Personal data privacy breaches 'should carry a jail term'
Jail terms should be imposed for serious breaches of personal data privacy, MPs said as they warned new European Union protection laws did not go far enough.
An investigation of the use of "big data" by the Commons Science and Technology committee backed a watchdog's calls for those guilty of "de-anonymising" information to face being put behind bars for up to two years.
It said ministers should invoke existing powers to make "malicious" cases criminal offences after the Information Commissioner told them he "wept" at the paltry punishments handed out.
Regulations agreed in Brussels are expected to come into force across the 28-member bloc within the next two years but the committee said domestic legislation should be strengthened straight away.
Bigger fines planned by the EU - of between 2% to 4% of a guilty body's worldwide turnover - were insufficient, the committee concluded, and criticised loopholes appearing to allow re-use and de-anonymisation in cases of "legitimate interests".
The increasing use of huge shared datasets means data that was anonymised can now sometimes be traced back to a particular individual by piecing together a "jigsaw" of elements.
Tory MP Nicola Blackwood, the chair of the committee, said: "'The use of 'big data' is already bringing big benefits.
"Exploited further, big data will be transformative, unlocking new life-saving research and creating unimagined opportunities for innovation.
"But big data is also raising legitimate concerns about privacy and the way personal data is being used and sometimes re-used in ways which re-identify previously anonymised data.
"There is often well-founded distrust about this and about privacy which must be resolved by industry and Government.
"A 'council of data ethics' should be created to explicitly address these consent and trust issues head on.
"And the Government must signal that it is serious about protecting people's privacy by making the identifying of individuals by de-anonymising data a criminal offence."
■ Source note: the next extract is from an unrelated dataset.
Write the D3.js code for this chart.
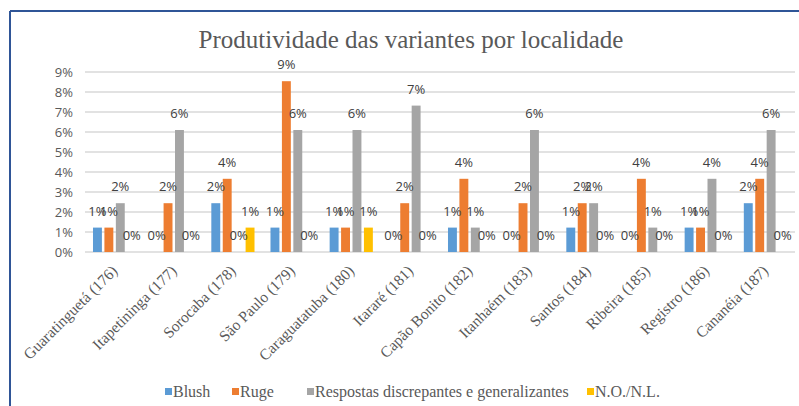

The committee also warned that a shortage of specialist skills was "approaching crisis levels" - not only jeopardising economic potential but putting at risk the quality and security of data.
It was told that ensuring firms made better use of their data could boost UK productivity by 3% and called for a re-examination of immigration rules to ensure they were not unnecessarily curbing recruitment.
Other measures backed by the report included the full introduction of a "kitemark" quality assurance scheme devised by the Commissioner and compulsory data protection audits of local councils.
Sections 77 and 78 of the Criminal Justice and Immigration Act 2008 allowed for the creation of a criminal offence with a maximum term of two years - but it has never been acted on.
Ms Blackwood MP said: "A debate is needed at this critical juncture, now that the new EU data protection regulation has been agreed.
"The Government must contribute to that debate by clarifying its interpretation of the effect of the EU Regulation on the re-use and de-anonymisation of personal data, and introduce changes to the Data Protection Act 1998 as soon as possible to strike a transparent and appropriate balance between the benefits and the privacy concerns."